IDA (Polônia, 2014)

Por Leandro Lages, em CINEMA

IDA (Polônia, 2014)

30 de Julho de 2015 às 17:34

O ser humano é o único animal capaz de imaginar coisas. Não só isso, também é o único capaz de fazer os outros acreditarem nas verdades e realidades criadas por sua imaginação.

O holocausto é um exemplo disso. Baseada em argumentos científicos, a ideologia nazista gerou um credo e fez muitos acreditarem na seguinte verdade: “o progresso da humanidade depende da preservação da espécie mais pura; o cruzamento de espécies impuras degrada a humanidade, com risco de levá-la à extinção”.

Na obra “Sapiens - Uma breve história da humanidade”, o historiador israelense Yuval Noah Harari demonstra que os nazistas acreditavam que o homo sapiens havia se dividido em várias raças, cada uma com qualidades únicas. A raça ariana tinha as melhores qualidades. As outras raças seriam como os neandertais, inferiores ao homo sapiens.

Se fosse permitido que essas raças inferiores procriassem, especialmente com os arianos, elas adulterariam a população humana e condenariam o homo sapiens à extinção. Hitlerconseguiu fazer com que muitos acreditassem nisso. Até hoje alguns ainda acreditam.

Vencedor do Oscar-2015 de melhor filme estrangeiro, IDA aborda o holocausto por um viés bem diferente de outros filmes. Na verdade, somente na metade do filme se percebe que a temática é essa.

O filme inicia com a noviça Anna, às vésperas de seus votos para se tornar freira, sendo convencida pela Madre Superiora a conhecer sua tia, única remanescente da família. Anna chegou ao convento ainda criança e jamais teve contato com o mundo exterior.

No primeiro encontro com a tia, uma revelação: Anna é judia e seus pais desapareceram após deflagrada a guerra. As duas, então, partem em busca de informações sobre os pais de Anna, viajando por vilarejos onde moraram.

Durante a viagem, Anna tem suas convicções religiosas testadas pela tia, uma senhora solteira, alcoólatra, amarga e sem fé. Com frequência a tia lhe indaga sobre a existência de Deus, prazeres sexuais e diversões. 

Chega a lhe apresentar o galanteador saxofonista de uma banda que faz ótimas incursões musicais no filme, com o qual Anna estabelece um interessante dialogo.

Em um determinado momento, a tia questiona até mesmo os votos das freiras, pois como falar de sacrifício sem conhecer o prazer de alguns pecados?

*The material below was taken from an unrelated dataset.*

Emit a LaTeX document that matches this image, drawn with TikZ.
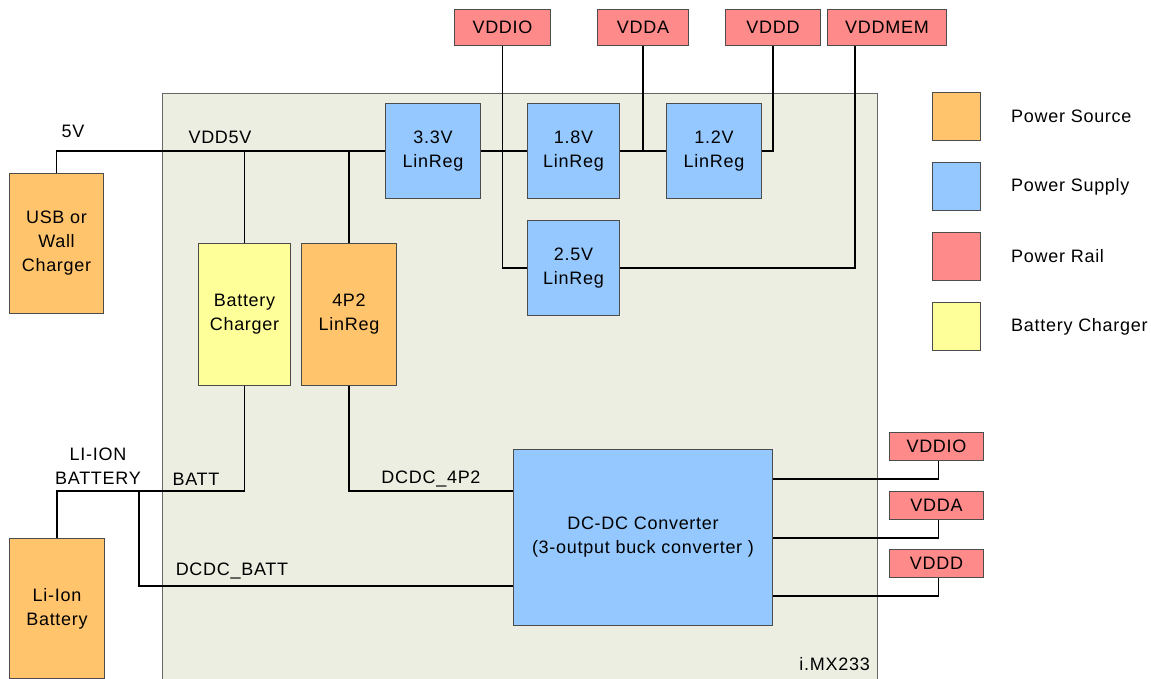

Algo similar é abordado no tocante filme indiano Samsara (2001), no qual um monge budista abandona a vida de estudos e meditações para conhecer a realidade fora do mosteiro. E argumenta com o seu superior ao se referir à vida sem experiência sexual:“Como renunciar a algo que nunca tive?”

A breve convivência com a tia e o descortinar de um mundo isolado pelos muros do convento criam fissuras nas convicções de Anna deixando-a em um dilema: retornar ao convento para os seus votos de freira ou permanecer com a tia na busca pelos pais?

O filme marca pela convivência antagônica entre a tia e a sobrinha, duas pessoas tão distantes e ao mesmo tempo tão unidas por laços familiares.

A jovem Anna passou toda a vida isolada no convento, sem qualquer contato com a realidade. Já a tia vivenciou os horrores do holocausto, o que talvez tenha enegrecido o colorido da sua vida, tornando-a fria e sem esperança.

Assim também segue o filme, todo em preto e branco, com uma bela e sóbria fotografia destacando os tons de cinza das paisagens frias do inverno polonês.

Destaque também para a atuação de Anna, interpretada pela atriz polonesa Agata Trzebuchowska, conseguindo exprimir, de forma respeitosa, a beleza singela e a sutil sensualidade da noviça.

Anna sabe atuar com o olhar. Fala pouco, pois seus olhos expressam sentimentos. Na cena final, cabe uma comparação com o filme “Os incompreendidos”, de François Truffaut.

O filme de Truffaut encerra com um destaque no olhar do protagonista, um garoto fugindo, correndo, olhando para o horizonte. Apesar da aparente sensação de liberdade, o olhar do garoto evidencia incerteza, desesperança e medo.

Já Anna, na cena final do filme, caminha com passos firmes. Seu olhar fixo e inabalável mais uma vez revela os seus sentimentos e transmite a certeza da irrevogabilidade da decisão que acaba de tomar.

Uma decisão que parte de alguém que experimentou a vida fora do convento e parece ter lido o seguinte trecho de Mein Kampf, de Adolf Hitler: “Lutar contra a natureza é provocar a própria destruição.”